I showed no aptitude for maths whatsoever until I became very bored one afternoon in ninth grade Mock Trial, and made up a theory about square numbers on the back of my notes which turned out, after a teacher spotted it, to be some famous mathematician's theorem.
The maths department started looking at me askance in corridors. I quit Mock Trial and have lived in happily unalgebraic bliss ever since.
(Mock Trial was really very boring. TimTams would not have helped.)
Hate to burst your bubble(s), but I believe Harlot's theorem is probably a corollary of another strange theorem dreamt up by two moustachioed fellows by the names of Banach and Tarski in the 1920s, surprisingly called the Banach-Tarski Theorem.

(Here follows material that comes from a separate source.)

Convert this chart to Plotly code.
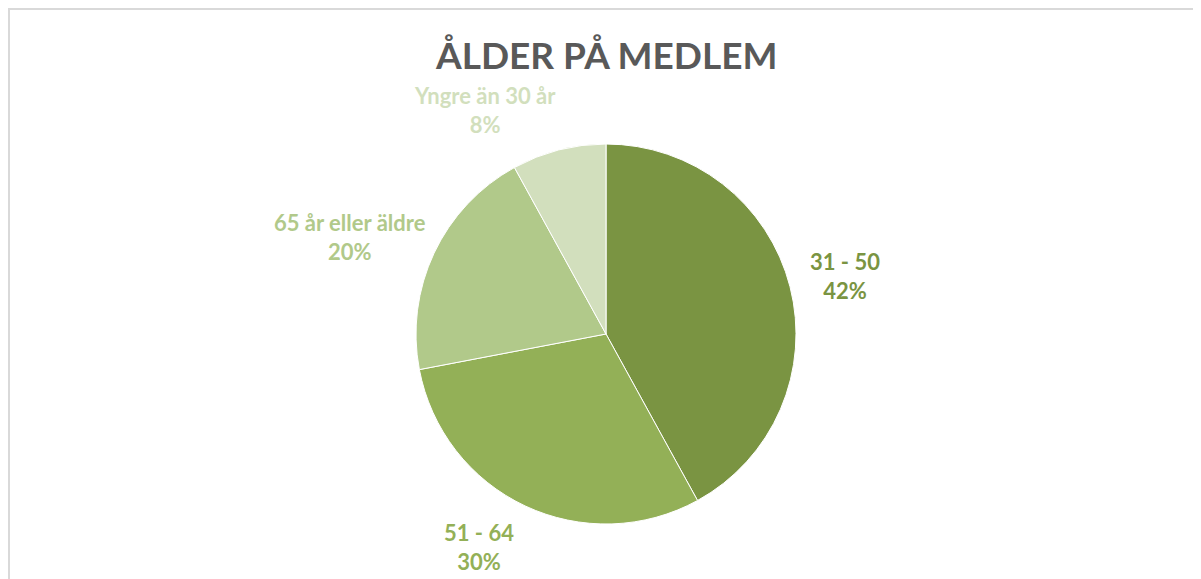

It says that if you take a ball, chop it up into some number of pieces, you can rearrange the pieces to form two balls, each with the same volume as the first.
Wacky but true... if you believe in the seemingly innocuous Axiom of Choice (which, and I only found this out the other day, an old maths lecturer of mine most certainly does not).
I was one of those guys chewing my pencil at Math Club. :( That reminds me, isn't there some kind of "first rule" that prohibits us from talking about this stuff?
Damn you, Banach and Tarski. I was going to make my name with this one. Thanks for letting me know, though, Mark. Could have gotten quite embarrassing if I'd had to return my Nobel Prize.
I'm not going to out any of my fellow Maths Clubbians, but I don't think it's anything to be ashamed of. Mock Trial, though; quelle embarrassment.
(Psst... Fields Medal, there's no Nobel Prize for maths).
AHHHH PEDANTRY RUN AWAY RUN AWAY.
Ahem. Thanks, Mark. But perhaps I'd have been eligible for the Peace Prize? Applications of Harlot's Theorem in the Field of Dispute Resolution?
Have you heard about the mathematician from Uni of Sydney? She has developed something called the 12 Bonk Theory and is getting heaps of speaking engagements.
Blessings and bliss
That would be Clio Cresswell. She also pops up on the Einstein Factor and such like. She was finishing her Ph.D. at the School of Maths at UNSW while I was doing honours there.